Pushwoosh claimed to be based in Kensington, Maryland on LinkedIn and Facebook. However, Reuters has reported that it is actually headquartered in the Siberian town of Novosibirsk, where it registered as a data processing software company. Pushwoosh is also registered to pay taxes in Russia.
What is Pushwoosh?
Pushwoosh enables companies to profile the online activity of their app users to send them tailored push notifications. Reuters found it employs 40 people at its headquarters in Novosibirsk, despite having claimed to be based at various times in California, Washington and Maryland. It reported revenue of $2.4m last year, and on its website says it works with 80,000 clients around the world, with its code running on 2.3bn connected devices.

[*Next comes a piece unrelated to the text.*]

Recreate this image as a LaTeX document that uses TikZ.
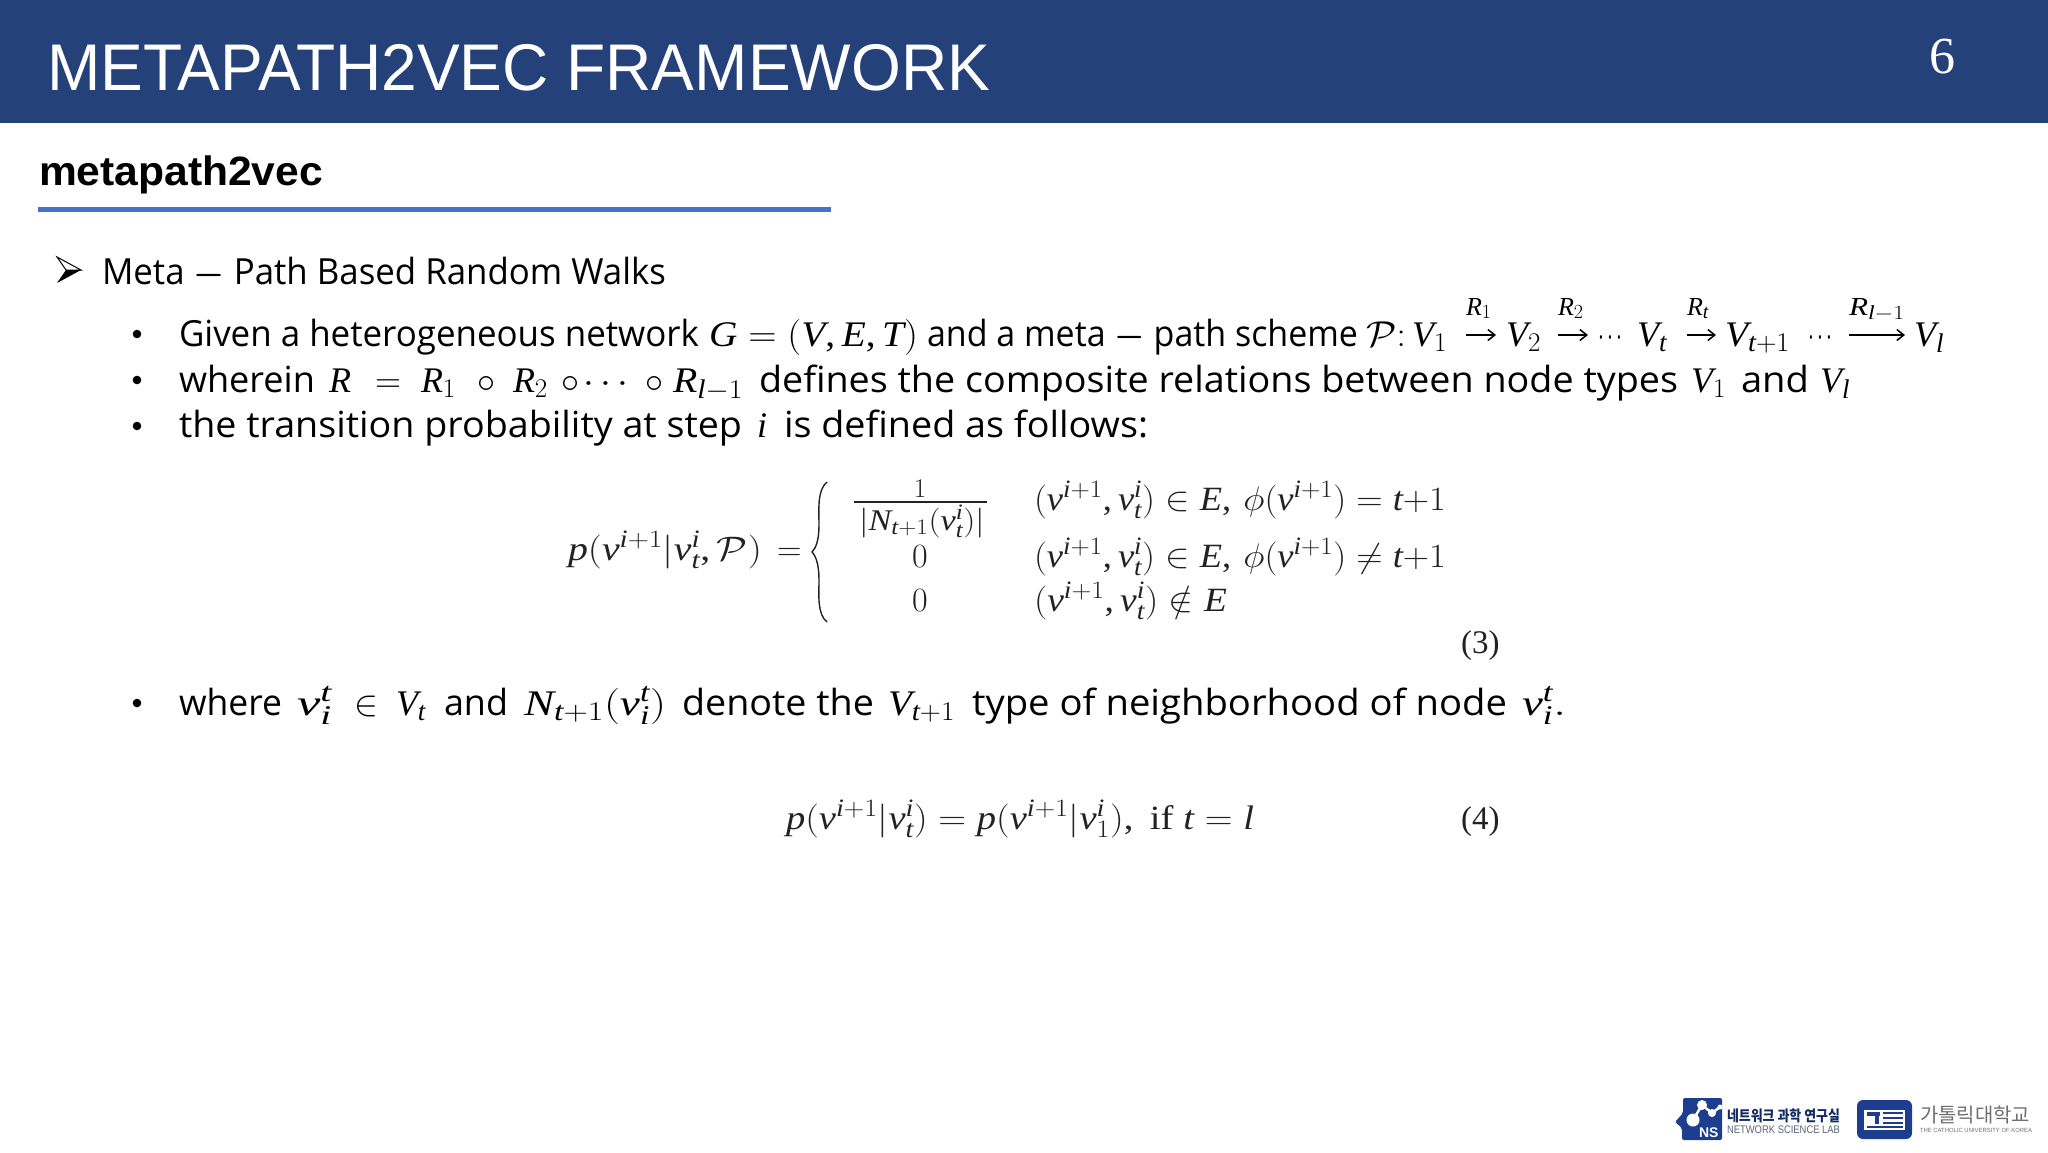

Pushwoosh claims it does not collect sensitive data on its users, and Reuters investigation found no evidence of the company mishandling data. However, the ongoing tensions between Russia and the West around the war in Ukraine mean the development is a troubling one for organisations using the software, particularly as Russian law allows its government to demand any data stored within its borders be handed over.

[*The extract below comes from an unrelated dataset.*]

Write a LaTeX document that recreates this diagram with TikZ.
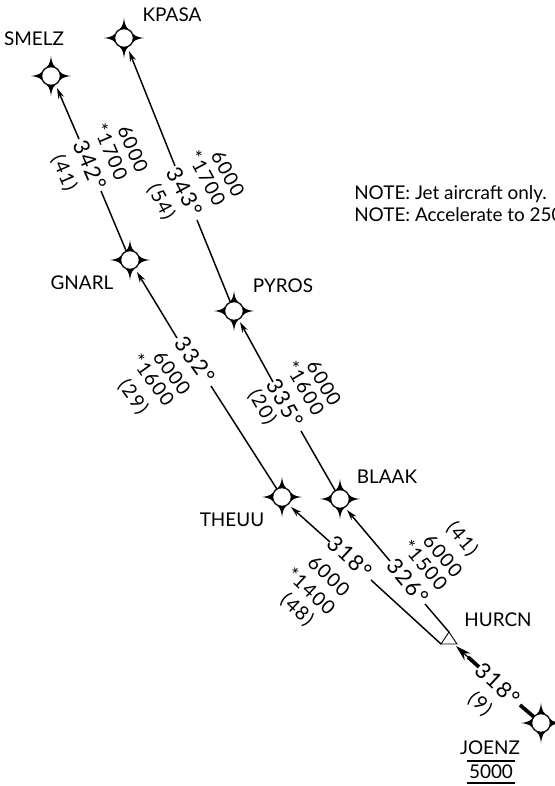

Tech Monitor has contacted Pushwoosh for comment, but the company’s founder Max Konev has previously told Reuters that its Russian roots are not a secret. “I am proud to be Russian, I would never hide this,” he said. The company “has no connection with the Russian Government of any kind,” he continued, explaining that he stored his data in the United States and Germany.
Neither Google nor Apple immediately responded to Tech Monitor’s request for comment.
Which organisations are using Pushwoosh?
The United States’ agency for fighting major health threats, the CDC, has removed the software from seven public-facing apps after security concerns were raised. The US Army also disclosed it was forced to remove an application containing Pushwoosh code in March of this year due to similar worries. The app in question was being given to soldiers at a combat training base.
US Army Spokesperson Bryce Dubee said that a free version of Pushwoosh was used by the Army with the National Training Centre (NTC), as part of an app that was developed in 2016. “NTC reports they did not have any knowledge that Pushwoosh code was part of the app and were not aware of Pushwoosh itself or that it was a Russia-owned company,” said Dubee.
Pushwoosh code has been found in apps used by the Labour Party, European football’s governing body UEFA, and The National Rifle Association, Reuters says, as well as multinational corporation Unilever.